In [None]:
import numpy as np
import pandas as pd
import matplotlib.pyplot as plt
import seaborn as sns
from pandas_profiling import ProfileReport

%matplotlib inline

# Einleitung

Der Begriff *Exploratory Data Analysis (EDA)* oder auch explorative Statistik wurde in den 1970ern von John W. Tukey geprägt. EDA meint eine Sammlung von Vorgehensweisen und Verfahren um (unbekannte) Daten zu untersuchen. Ziele sind dabei:

- Zusammenhänge in Daten zu erkennen, um statistische Hypothesen zu generieren
- Beurteilung der Daten und Basis für weitere Datensammlung liefern
- Auswahl von Methoden und Werkzeugen für tiefergehende Analysen

# Daten

Datenquelle: https://www.kaggle.com/aungpyaeap/supermarket-sales



# Schritt 1: Information über Daten

**Kontext**

The growth of supermarkets in most populated cities are increasing and market competitions are also high. The dataset is one of the historical sales of supermarket company which has recorded in 3 different branches for 3 months data.

**Data Dictionary**

1. ***Invoice id:*** Computer generated sales slip invoice identification number

2. ***Branch:*** Branch of supercenter (3 branches are available identified by A, B and C).

3. ***City:*** Location of supercenters

4. ***Customer type:*** Type of customers, recorded by Members for customers using member card and Normal for without member card.

5. ***Gender:*** Gender type of customer

6. ***Product line:*** General item categorization groups - Electronic accessories, Fashion accessories, Food and beverages, Health and beauty, Home and lifestyle, Sports and travel

7. ***Unit price:*** Price of each product in USD

8. ***Quantity:*** Number of products purchased by customer

9. ***Tax:*** 5% tax fee for customer buying

10. ***Total:*** Total price including tax

11. ***Date:*** Date of purchase (Record available from January 2019 to March 2019)

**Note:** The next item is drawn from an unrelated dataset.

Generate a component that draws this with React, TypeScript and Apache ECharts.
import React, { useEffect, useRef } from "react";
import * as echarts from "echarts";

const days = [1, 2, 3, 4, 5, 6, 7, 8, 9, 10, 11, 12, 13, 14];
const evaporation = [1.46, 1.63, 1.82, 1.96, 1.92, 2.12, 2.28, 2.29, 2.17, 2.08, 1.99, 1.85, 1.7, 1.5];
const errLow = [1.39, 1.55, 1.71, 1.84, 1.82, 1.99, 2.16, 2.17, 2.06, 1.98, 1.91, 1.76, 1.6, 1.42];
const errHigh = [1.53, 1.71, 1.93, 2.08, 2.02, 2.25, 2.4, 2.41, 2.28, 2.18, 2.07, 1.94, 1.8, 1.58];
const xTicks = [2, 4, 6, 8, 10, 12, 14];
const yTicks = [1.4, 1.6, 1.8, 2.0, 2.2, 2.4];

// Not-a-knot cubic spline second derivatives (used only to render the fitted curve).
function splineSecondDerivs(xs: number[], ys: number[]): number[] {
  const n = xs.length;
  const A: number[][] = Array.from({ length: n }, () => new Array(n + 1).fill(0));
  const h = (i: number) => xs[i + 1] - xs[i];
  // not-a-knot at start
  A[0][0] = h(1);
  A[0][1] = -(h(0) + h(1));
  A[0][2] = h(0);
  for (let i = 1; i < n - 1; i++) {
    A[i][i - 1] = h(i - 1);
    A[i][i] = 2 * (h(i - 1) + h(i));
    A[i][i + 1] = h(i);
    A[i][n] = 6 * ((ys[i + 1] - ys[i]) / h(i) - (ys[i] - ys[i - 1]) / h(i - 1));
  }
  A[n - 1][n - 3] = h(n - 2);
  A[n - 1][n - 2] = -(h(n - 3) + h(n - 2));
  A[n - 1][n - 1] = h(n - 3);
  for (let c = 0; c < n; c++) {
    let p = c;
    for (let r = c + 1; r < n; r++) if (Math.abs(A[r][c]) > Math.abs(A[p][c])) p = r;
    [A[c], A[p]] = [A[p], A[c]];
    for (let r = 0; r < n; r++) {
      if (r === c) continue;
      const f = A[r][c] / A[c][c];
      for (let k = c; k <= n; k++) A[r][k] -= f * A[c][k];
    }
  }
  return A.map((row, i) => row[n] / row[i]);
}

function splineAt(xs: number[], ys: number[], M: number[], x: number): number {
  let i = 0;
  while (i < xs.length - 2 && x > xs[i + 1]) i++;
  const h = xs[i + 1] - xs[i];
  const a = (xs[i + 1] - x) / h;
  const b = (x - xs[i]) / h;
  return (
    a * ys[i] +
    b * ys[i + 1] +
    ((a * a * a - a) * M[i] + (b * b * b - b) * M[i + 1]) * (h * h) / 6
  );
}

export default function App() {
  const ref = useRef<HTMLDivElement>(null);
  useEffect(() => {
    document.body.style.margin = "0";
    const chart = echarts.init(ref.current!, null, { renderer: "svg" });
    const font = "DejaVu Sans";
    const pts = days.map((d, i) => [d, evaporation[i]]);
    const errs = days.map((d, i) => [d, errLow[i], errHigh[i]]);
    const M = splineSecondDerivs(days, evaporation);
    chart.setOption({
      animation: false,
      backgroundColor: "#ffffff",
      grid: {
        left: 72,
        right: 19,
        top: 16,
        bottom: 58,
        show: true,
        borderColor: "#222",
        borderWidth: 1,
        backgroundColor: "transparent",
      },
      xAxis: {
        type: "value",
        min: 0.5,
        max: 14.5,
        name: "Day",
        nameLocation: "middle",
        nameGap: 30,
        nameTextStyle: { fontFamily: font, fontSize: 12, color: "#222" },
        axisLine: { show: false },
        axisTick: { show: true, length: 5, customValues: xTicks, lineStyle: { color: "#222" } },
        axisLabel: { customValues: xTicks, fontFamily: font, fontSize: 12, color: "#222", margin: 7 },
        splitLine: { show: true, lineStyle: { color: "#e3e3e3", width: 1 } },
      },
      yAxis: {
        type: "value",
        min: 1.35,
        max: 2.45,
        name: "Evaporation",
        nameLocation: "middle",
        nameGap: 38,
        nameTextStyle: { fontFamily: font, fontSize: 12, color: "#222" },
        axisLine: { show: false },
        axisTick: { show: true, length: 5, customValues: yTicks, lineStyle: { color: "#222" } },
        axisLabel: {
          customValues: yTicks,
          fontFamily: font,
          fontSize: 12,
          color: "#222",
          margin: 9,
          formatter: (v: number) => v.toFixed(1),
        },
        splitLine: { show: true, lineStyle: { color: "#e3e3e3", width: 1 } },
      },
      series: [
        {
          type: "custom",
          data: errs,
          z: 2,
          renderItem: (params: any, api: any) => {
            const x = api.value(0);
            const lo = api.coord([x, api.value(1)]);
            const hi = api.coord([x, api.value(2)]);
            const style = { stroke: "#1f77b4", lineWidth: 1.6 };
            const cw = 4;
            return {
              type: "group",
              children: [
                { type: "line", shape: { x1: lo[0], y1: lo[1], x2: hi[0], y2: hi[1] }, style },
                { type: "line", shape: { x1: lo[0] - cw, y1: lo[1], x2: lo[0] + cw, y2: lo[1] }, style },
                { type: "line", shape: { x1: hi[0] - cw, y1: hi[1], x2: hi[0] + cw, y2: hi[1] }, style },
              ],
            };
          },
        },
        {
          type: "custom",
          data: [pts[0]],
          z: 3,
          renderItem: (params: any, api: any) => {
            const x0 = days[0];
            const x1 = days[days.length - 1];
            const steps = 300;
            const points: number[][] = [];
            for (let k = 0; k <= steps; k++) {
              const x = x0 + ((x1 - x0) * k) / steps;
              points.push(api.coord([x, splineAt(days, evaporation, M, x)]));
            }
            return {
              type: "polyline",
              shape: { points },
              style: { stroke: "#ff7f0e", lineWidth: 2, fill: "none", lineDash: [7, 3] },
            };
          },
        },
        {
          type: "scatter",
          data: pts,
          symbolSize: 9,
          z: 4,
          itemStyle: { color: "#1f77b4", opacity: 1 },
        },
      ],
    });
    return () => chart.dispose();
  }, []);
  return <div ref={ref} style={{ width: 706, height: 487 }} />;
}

12. ***Time:*** Purchase time (10am to 9pm)

13. ***Payment:*** Payment used by customer for purchase (3 methods are available – Cash, Credit card and Ewallet)

14. ***COGS:*** Cost of goods sold

15. ***Gross margin percentage:*** Gross margin percentage

16. ***Gross income:*** Gross income

17. ***Rating:*** Customer stratification rating on their overall shopping experience (On a scale of 1 to 10)


**Fazit**

- Teilauschnitt von Daten (3 Branches, 3 Months)
- Mischung aus quantitativen Daten und kategorialen Daten
- Daten teilweise pseudonymisiert (Branch)
- aggregierte Daten

# Schritt 2: Load und Basic Exploration

In [None]:
df = pd.read_csv('data/' + 'supermarket_sales.csv')

In [None]:
df.head()

In [None]:
df.shape

In [None]:
df.columns

In [None]:
df.dtypes

## Korrektur von Datentypen
Die Spalte 'Date' sollte in den korrekten Datentyp umgewandelt werden.

In [None]:
df['Date']

In [None]:
df['Date'] = pd.to_datetime(df['Date'])

In [None]:
df['Date']

## Duplikate

In [None]:
df.duplicated().sum()

In [None]:
df[df.duplicated()==True]

In [None]:
df.drop_duplicates(inplace=True)

## Missing Values

In [None]:
df.isna().sum()

In [None]:
df.isna().sum()/len(df)

Für's erste korrigieren wir Missing Values nicht.

## Ändern des Index

In [None]:
df.set_index('Date', inplace=True)

In [None]:
df.head()

# Schritt 3: Univariate Analyse

## Numerische Daten

In [None]:
df.describe()

In [None]:
df.hist()
#df.hist(figsize=(10,10))
#df.hist(figsize=(10,10), xrot=45)
plt.show()

In [None]:
sns.distplot(df['Rating'])
#plt.axvline(x=np.mean(df['Rating']), c='red', ls='--', label='mean')
#plt.axvline(x=np.percentile(df['Rating'], 25), c='green', ls='--', label='25-75 percentile')
#plt.axvline(x=np.percentile(df['Rating'], 75), c='green', ls='--')
#plt.legend()

## Kategoriale Daten

In [None]:
df.describe(include='object')

In [None]:
for column in df.select_dtypes(include='object'):
    if df[column].nunique() < 10:
        sns.countplot(y=column, data=df)
        plt.show()

# Schritt 4: Bivariate Analysis

In [None]:
sns.scatterplot(df['Rating'], df['gross income'])

In [None]:
sns.regplot(df['Rating'], df['gross income'])

In [None]:
sns.boxplot(x=df['Branch'], y=df['gross income'])

In [None]:
sns.boxplot(x=df['Gender'], y=df['gross income'])

In [None]:
df.groupby(df.index).mean()

In [None]:
sns.lineplot(x=df.groupby(df.index).mean().index, 
             y=df.groupby(df.index).mean()['gross income'])

In [None]:
sns.pairplot(df)

# Schritt 5: Korrektur Missing Values

In [None]:
df.isna().sum()

In [None]:
sns.heatmap(df.isna())

In [None]:
sns.heatmap(df.isnull(), cbar=False)

In [None]:
#df.fillna(0, inplace=True)
#df.fillna(df.mean(), inplace=True)

In [None]:
sns.heatmap(df.isnull(), cbar=False)

In [None]:
df.mode().iloc[0]

In [None]:
df.fillna(df.mode().iloc[0], inplace=True)

In [None]:
sns.heatmap(df.isnull(), cbar=False)

# Schritt 6: Korrelation

In [None]:
np.corrcoef(df['gross income'], df['Rating'])

In [None]:
round(np.corrcoef(df['gross income'], df['Rating'])[1][0], 2)

In [None]:
np.round(df.corr(), 2)

In [None]:
sns.heatmap(np.round(df.corr(), 2), annot=True)

# Abkürzung ;-)

In [None]:
dataset = pd.read_csv('data/supermarket_sales.csv')
prof = ProfileReport(dataset)
prof